In the listing that follows, the range to quote begins at the line that has "The picture is" and ends after the line that has "106, 240, 240, 60, 55, 70, 70, -2, 7];"; quote it verbatim and add nothing.

##### Material supplied #####

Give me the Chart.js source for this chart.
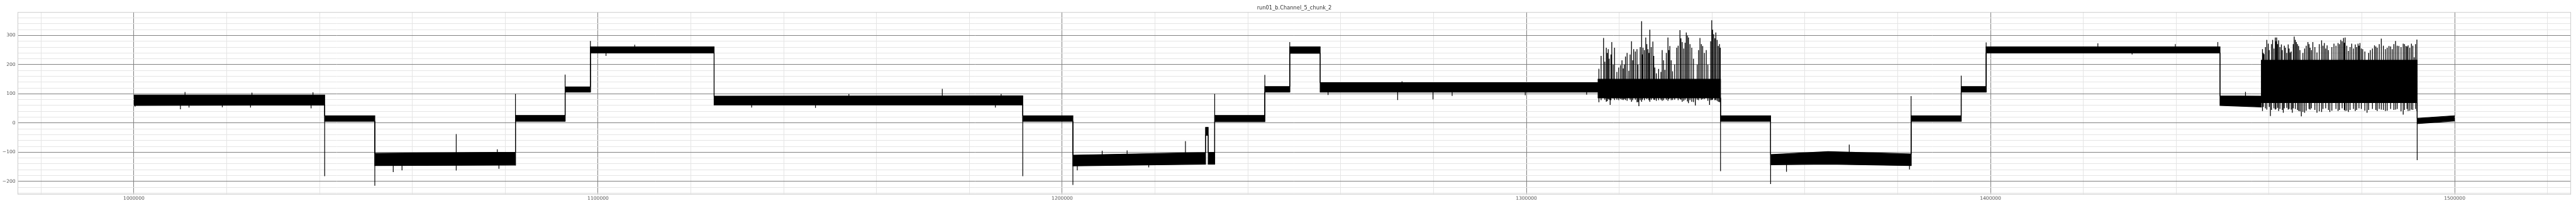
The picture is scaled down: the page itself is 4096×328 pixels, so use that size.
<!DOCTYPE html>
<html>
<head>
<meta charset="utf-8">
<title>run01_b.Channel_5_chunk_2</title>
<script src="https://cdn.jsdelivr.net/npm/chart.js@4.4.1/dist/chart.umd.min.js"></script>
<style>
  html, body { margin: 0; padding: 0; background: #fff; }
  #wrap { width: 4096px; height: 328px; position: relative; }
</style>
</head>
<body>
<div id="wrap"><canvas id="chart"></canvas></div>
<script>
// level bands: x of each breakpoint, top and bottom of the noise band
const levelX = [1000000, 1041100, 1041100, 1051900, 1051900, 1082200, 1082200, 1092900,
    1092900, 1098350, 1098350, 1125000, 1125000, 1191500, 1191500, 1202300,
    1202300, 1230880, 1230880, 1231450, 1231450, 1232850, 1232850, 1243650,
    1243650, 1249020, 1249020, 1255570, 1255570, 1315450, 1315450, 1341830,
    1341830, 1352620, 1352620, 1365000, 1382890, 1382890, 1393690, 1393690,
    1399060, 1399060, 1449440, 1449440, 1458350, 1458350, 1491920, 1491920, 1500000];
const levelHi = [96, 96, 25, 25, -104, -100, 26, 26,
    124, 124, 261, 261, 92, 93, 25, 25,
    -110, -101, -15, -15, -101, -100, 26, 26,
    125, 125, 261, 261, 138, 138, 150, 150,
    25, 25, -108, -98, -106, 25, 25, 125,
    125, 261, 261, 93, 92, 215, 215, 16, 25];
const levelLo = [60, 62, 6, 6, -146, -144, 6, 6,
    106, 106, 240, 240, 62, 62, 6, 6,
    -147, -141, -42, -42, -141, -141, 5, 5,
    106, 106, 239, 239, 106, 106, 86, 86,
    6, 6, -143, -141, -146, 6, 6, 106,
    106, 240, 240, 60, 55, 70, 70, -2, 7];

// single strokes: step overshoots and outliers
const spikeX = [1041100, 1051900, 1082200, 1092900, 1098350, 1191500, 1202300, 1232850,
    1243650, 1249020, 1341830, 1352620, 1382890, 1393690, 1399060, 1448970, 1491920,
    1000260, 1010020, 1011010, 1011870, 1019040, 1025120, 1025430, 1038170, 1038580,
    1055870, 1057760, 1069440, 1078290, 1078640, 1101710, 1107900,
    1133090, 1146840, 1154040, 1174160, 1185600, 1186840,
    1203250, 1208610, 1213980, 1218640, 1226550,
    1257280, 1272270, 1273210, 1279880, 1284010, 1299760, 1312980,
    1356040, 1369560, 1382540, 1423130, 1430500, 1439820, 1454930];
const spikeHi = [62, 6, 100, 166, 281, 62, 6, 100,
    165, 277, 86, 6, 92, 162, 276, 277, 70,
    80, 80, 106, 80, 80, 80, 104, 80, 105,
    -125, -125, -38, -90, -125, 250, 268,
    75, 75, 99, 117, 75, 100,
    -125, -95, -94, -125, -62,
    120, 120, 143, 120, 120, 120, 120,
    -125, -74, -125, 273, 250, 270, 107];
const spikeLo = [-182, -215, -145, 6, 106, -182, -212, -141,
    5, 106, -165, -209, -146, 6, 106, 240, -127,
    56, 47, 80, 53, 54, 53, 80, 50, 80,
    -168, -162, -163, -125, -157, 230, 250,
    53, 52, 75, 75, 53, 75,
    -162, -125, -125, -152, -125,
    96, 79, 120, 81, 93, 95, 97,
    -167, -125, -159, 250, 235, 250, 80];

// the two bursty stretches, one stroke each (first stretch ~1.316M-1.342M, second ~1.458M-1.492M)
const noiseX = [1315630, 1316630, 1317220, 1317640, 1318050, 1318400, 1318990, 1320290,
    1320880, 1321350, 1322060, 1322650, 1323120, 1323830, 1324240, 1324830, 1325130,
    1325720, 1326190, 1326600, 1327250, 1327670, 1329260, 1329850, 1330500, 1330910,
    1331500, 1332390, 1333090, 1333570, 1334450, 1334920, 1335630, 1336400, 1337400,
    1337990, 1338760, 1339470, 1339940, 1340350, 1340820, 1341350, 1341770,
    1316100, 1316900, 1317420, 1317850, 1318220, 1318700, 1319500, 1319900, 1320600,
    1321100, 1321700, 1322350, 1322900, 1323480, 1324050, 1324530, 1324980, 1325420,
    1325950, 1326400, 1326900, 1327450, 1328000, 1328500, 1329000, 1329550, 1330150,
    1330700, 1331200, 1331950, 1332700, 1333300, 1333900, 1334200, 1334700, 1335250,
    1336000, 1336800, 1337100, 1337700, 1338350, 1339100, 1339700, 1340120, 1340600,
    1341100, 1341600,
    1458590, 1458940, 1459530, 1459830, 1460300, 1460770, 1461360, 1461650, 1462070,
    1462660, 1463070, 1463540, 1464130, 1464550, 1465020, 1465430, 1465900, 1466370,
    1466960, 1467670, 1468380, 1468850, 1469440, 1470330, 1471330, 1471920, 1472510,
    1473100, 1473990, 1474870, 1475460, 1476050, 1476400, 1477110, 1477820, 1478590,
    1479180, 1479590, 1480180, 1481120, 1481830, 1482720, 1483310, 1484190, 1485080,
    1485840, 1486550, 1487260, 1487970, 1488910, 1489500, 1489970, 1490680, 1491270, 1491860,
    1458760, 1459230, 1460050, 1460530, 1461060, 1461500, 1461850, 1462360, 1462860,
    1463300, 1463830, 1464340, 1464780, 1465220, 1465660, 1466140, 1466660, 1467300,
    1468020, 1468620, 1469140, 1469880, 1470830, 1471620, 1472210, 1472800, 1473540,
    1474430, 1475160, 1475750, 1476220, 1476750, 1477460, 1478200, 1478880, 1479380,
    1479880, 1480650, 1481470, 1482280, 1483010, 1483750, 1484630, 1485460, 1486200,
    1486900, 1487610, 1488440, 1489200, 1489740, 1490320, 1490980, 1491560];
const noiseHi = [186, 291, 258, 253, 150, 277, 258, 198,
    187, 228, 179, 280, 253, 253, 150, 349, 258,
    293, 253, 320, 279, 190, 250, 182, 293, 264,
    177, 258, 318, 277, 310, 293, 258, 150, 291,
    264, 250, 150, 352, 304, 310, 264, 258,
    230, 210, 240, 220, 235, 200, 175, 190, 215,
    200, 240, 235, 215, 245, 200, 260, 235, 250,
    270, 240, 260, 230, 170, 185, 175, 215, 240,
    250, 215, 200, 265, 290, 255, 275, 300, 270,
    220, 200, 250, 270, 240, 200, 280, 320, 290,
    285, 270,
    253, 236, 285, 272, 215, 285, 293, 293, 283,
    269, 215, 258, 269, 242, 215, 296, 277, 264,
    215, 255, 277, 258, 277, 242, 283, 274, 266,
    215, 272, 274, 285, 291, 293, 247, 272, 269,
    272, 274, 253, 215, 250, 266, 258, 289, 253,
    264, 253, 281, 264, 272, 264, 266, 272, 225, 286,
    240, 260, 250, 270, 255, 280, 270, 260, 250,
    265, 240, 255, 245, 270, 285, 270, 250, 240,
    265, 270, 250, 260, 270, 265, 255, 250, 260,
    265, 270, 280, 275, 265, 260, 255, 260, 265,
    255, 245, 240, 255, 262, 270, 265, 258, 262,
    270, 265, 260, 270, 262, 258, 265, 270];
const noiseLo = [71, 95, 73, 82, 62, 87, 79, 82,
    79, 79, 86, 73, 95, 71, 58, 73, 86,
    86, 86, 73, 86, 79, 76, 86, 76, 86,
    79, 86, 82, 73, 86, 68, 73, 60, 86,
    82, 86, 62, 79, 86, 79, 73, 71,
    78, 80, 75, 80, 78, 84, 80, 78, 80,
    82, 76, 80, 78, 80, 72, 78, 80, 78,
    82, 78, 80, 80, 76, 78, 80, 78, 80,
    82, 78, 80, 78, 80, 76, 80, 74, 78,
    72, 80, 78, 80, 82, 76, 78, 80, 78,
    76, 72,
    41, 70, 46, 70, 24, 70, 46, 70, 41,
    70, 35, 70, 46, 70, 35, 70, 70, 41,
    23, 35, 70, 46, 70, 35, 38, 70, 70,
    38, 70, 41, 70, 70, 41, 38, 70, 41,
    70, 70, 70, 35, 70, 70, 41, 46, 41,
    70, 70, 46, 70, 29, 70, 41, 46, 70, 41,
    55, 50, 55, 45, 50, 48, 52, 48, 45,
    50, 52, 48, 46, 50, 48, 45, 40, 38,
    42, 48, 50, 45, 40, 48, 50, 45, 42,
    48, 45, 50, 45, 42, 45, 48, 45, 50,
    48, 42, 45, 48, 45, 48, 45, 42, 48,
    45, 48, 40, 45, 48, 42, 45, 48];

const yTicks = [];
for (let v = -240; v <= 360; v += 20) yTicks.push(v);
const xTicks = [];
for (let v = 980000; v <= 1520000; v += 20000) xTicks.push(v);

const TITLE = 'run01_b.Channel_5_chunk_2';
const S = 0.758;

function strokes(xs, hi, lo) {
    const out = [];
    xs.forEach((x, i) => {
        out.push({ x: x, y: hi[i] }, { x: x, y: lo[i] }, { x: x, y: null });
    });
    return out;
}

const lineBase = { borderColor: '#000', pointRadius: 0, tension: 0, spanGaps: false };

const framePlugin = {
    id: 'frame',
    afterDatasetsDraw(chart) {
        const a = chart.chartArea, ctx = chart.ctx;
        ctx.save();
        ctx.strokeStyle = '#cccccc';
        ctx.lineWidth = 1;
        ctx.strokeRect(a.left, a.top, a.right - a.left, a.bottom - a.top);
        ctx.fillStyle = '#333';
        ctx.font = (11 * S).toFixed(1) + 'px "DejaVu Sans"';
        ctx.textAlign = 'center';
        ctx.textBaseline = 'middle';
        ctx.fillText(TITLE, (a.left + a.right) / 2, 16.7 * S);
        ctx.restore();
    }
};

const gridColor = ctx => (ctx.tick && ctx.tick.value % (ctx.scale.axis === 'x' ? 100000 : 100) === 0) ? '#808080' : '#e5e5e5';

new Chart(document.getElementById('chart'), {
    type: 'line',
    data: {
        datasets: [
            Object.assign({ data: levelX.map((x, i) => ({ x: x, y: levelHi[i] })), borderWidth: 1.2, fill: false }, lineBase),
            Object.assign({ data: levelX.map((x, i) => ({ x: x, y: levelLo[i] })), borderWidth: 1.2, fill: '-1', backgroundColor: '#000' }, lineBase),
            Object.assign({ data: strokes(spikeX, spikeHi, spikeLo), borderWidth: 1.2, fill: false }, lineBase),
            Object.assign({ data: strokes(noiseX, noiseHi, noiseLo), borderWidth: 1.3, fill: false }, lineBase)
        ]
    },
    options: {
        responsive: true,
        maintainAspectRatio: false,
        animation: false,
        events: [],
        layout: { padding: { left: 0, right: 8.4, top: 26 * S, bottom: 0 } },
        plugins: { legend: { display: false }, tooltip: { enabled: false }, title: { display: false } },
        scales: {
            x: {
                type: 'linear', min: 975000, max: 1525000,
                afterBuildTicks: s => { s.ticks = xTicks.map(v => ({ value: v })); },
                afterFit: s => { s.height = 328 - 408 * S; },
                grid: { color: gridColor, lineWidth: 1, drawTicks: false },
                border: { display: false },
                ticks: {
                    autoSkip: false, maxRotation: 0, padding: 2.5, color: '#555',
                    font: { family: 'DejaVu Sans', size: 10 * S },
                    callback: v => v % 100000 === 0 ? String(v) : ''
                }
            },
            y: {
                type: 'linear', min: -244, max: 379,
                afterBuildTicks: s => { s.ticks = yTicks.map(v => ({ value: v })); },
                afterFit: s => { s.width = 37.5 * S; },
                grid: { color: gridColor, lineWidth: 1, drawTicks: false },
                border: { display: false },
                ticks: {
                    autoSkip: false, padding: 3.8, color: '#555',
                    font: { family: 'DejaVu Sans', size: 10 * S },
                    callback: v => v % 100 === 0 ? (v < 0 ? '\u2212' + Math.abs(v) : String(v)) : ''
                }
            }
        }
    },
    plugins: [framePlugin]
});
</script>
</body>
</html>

#####
##### Material supplied #####

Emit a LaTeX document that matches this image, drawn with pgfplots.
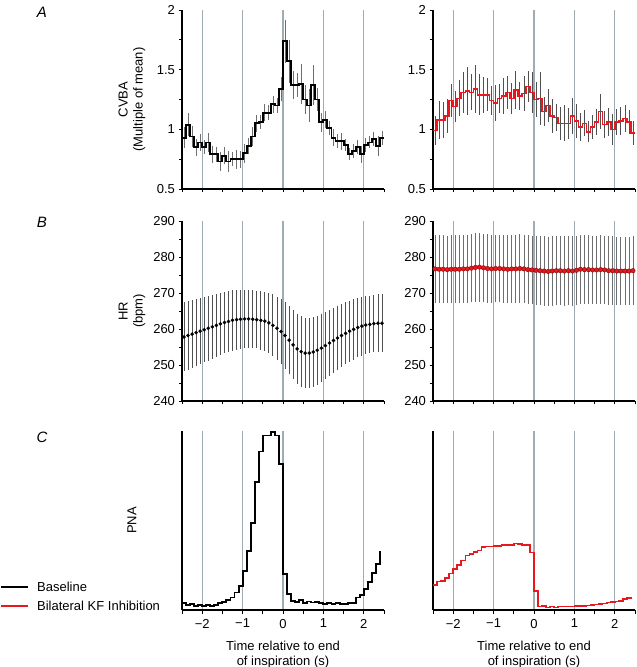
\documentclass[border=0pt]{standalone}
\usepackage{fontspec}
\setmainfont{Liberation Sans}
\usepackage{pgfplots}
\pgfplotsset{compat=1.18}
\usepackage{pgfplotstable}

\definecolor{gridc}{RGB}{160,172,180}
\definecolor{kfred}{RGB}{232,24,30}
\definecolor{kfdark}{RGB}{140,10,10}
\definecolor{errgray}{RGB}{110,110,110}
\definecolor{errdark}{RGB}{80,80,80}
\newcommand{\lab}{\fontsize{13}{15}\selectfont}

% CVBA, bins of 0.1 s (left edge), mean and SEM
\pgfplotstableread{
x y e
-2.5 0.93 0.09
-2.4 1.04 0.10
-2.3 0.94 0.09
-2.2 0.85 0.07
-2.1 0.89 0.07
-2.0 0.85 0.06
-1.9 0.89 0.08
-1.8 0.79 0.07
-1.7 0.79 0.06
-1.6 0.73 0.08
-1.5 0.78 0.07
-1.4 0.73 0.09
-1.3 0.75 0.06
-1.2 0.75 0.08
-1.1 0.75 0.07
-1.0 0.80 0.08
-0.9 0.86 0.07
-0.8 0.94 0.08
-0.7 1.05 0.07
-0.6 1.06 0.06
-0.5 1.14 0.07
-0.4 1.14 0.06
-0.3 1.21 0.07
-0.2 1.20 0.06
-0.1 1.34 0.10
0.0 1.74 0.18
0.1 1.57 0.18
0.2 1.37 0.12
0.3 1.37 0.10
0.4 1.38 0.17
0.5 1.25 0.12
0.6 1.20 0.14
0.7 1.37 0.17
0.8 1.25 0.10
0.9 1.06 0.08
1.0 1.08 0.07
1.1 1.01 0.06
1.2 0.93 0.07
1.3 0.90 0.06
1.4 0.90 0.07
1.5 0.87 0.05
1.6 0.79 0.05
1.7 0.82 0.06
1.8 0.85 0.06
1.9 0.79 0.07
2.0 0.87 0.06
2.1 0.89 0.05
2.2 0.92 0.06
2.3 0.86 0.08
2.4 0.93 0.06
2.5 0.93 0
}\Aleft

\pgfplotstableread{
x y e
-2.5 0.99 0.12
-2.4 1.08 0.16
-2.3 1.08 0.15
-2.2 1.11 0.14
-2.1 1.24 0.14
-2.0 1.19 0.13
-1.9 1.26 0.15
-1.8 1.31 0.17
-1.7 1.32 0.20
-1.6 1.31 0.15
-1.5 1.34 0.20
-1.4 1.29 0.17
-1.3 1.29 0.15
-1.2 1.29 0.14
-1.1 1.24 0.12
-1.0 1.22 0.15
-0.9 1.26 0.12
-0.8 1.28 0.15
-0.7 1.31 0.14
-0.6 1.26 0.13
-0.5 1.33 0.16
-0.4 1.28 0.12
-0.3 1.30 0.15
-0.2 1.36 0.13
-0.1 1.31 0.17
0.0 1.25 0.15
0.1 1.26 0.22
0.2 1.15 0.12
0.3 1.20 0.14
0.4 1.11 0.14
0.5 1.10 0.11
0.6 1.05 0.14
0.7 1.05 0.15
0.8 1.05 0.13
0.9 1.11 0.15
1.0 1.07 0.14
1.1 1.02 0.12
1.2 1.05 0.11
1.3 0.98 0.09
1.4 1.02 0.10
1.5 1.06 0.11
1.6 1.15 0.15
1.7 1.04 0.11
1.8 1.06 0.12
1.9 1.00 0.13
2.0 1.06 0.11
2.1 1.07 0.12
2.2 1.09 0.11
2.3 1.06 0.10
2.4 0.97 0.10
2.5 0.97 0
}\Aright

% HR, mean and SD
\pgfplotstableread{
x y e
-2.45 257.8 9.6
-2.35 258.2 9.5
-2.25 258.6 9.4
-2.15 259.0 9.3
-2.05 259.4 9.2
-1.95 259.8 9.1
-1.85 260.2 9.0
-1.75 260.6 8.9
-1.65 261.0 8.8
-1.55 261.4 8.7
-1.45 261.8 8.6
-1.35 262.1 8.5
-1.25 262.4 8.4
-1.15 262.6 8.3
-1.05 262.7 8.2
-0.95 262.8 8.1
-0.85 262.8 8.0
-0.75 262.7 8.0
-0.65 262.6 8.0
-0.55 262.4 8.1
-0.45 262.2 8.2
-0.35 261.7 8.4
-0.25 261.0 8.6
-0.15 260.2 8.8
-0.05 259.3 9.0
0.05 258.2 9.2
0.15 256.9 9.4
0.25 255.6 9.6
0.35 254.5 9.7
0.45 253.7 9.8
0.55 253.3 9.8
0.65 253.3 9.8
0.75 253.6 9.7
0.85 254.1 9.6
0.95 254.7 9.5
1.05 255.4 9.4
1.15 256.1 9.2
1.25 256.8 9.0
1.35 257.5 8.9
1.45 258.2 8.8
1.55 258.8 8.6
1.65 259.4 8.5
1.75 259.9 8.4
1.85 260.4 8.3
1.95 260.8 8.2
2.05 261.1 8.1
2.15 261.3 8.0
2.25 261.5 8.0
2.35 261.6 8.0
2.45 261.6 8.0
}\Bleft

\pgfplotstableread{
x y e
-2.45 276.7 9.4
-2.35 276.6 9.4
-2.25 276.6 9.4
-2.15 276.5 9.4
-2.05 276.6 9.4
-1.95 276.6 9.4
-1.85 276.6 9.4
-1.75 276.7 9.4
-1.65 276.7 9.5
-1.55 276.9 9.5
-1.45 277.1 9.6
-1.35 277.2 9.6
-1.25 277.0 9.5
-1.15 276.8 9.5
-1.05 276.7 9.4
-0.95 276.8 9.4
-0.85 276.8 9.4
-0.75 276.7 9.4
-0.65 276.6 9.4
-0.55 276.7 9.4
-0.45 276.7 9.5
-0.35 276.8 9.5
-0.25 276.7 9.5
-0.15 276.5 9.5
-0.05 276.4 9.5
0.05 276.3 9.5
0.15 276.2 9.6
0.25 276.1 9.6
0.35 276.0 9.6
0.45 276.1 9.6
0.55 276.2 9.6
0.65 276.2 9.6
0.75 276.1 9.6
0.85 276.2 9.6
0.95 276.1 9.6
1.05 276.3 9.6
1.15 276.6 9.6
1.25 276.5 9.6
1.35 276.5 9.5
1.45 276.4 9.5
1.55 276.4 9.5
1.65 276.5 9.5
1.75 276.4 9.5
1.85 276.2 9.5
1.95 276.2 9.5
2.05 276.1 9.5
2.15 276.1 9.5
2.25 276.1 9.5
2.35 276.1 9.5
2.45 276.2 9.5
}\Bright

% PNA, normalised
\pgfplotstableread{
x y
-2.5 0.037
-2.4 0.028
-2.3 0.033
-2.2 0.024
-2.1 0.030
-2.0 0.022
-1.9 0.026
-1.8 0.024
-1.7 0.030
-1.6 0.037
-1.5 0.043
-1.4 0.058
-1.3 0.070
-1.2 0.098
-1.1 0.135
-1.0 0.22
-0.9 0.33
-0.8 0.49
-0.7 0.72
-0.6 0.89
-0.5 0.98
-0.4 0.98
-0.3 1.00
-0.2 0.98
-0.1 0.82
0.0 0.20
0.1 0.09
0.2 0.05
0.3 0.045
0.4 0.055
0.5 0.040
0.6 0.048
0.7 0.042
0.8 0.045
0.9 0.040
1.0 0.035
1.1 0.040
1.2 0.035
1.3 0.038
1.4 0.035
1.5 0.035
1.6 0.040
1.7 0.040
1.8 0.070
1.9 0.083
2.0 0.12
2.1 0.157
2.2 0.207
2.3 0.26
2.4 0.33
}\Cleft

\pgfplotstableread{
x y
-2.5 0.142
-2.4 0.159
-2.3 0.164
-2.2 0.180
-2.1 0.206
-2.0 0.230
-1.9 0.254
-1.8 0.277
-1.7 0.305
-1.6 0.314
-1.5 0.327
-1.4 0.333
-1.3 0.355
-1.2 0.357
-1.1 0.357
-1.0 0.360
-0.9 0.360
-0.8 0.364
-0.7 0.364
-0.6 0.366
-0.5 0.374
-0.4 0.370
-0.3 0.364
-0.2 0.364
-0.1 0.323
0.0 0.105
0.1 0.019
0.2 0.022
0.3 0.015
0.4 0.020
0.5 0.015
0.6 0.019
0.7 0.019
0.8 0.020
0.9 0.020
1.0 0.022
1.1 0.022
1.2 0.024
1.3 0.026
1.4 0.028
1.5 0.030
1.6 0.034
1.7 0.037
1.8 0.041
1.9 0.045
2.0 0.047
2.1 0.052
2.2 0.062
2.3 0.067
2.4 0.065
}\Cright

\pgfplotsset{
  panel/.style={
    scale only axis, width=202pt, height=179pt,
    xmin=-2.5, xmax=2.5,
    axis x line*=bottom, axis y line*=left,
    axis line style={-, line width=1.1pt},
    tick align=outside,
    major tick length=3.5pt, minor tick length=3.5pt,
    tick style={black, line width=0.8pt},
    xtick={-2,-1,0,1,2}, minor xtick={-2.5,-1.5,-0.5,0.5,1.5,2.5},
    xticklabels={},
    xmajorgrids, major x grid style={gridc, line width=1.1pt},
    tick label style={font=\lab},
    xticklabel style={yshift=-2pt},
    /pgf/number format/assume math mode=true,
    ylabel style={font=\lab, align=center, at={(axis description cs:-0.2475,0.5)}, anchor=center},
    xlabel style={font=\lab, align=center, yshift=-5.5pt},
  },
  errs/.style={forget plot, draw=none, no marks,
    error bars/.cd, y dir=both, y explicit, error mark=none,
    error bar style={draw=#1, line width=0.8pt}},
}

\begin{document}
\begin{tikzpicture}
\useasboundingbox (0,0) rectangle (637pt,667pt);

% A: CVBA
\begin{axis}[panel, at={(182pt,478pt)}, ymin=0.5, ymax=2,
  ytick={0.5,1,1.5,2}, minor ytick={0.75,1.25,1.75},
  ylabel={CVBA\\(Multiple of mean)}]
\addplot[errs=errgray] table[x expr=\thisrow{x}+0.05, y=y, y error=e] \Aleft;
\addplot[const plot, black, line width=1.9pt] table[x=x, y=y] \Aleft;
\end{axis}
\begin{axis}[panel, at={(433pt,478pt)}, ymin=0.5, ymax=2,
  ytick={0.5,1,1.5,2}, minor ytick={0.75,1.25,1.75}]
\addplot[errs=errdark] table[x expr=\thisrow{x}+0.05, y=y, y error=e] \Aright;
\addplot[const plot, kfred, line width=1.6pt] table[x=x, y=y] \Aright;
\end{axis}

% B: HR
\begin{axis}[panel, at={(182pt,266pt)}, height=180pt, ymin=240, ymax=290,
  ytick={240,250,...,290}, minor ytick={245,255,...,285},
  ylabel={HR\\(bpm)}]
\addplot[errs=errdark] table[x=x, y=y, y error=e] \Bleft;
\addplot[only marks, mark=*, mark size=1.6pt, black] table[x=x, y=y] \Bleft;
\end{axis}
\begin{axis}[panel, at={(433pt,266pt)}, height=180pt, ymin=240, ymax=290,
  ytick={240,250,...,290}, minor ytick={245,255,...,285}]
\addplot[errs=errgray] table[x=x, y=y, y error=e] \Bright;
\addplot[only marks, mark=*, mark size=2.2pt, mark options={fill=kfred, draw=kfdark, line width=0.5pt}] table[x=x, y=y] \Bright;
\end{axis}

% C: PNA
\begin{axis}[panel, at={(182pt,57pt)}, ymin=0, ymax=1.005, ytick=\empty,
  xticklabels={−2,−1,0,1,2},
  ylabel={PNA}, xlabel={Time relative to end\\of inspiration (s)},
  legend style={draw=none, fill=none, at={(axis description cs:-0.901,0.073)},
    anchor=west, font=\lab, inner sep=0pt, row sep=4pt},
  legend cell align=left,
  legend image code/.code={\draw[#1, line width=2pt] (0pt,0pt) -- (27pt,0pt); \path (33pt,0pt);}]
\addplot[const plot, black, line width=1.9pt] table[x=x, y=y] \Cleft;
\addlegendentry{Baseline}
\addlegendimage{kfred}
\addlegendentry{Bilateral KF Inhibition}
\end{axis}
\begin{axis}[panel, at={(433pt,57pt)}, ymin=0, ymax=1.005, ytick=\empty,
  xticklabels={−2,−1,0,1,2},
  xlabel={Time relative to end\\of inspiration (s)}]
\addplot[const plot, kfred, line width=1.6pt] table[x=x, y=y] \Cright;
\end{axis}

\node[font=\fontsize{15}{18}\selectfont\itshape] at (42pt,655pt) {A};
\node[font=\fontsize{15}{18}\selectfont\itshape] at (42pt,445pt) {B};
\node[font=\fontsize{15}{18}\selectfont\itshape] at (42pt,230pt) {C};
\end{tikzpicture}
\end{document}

#####

→ **Output**:
The picture is scaled down: the page itself is 4096×328 pixels, so use that size.
<!DOCTYPE html>
<html>
<head>
<meta charset="utf-8">
<title>run01_b.Channel_5_chunk_2</title>
<script src="https://cdn.jsdelivr.net/npm/chart.js@4.4.1/dist/chart.umd.min.js"></script>
<style>
  html, body { margin: 0; padding: 0; background: #fff; }
  #wrap { width: 4096px; height: 328px; position: relative; }
</style>
</head>
<body>
<div id="wrap"><canvas id="chart"></canvas></div>
<script>
// level bands: x of each breakpoint, top and bottom of the noise band
const levelX = [1000000, 1041100, 1041100, 1051900, 1051900, 1082200, 1082200, 1092900,
    1092900, 1098350, 1098350, 1125000, 1125000, 1191500, 1191500, 1202300,
    1202300, 1230880, 1230880, 1231450, 1231450, 1232850, 1232850, 1243650,
    1243650, 1249020, 1249020, 1255570, 1255570, 1315450, 1315450, 1341830,
    1341830, 1352620, 1352620, 1365000, 1382890, 1382890, 1393690, 1393690,
    1399060, 1399060, 1449440, 1449440, 1458350, 1458350, 1491920, 1491920, 1500000];
const levelHi = [96, 96, 25, 25, -104, -100, 26, 26,
    124, 124, 261, 261, 92, 93, 25, 25,
    -110, -101, -15, -15, -101, -100, 26, 26,
    125, 125, 261, 261, 138, 138, 150, 150,
    25, 25, -108, -98, -106, 25, 25, 125,
    125, 261, 261, 93, 92, 215, 215, 16, 25];
const levelLo = [60, 62, 6, 6, -146, -144, 6, 6,
    106, 106, 240, 240, 62, 62, 6, 6,
    -147, -141, -42, -42, -141, -141, 5, 5,
    106, 106, 239, 239, 106, 106, 86, 86,
    6, 6, -143, -141, -146, 6, 6, 106,
    106, 240, 240, 60, 55, 70, 70, -2, 7];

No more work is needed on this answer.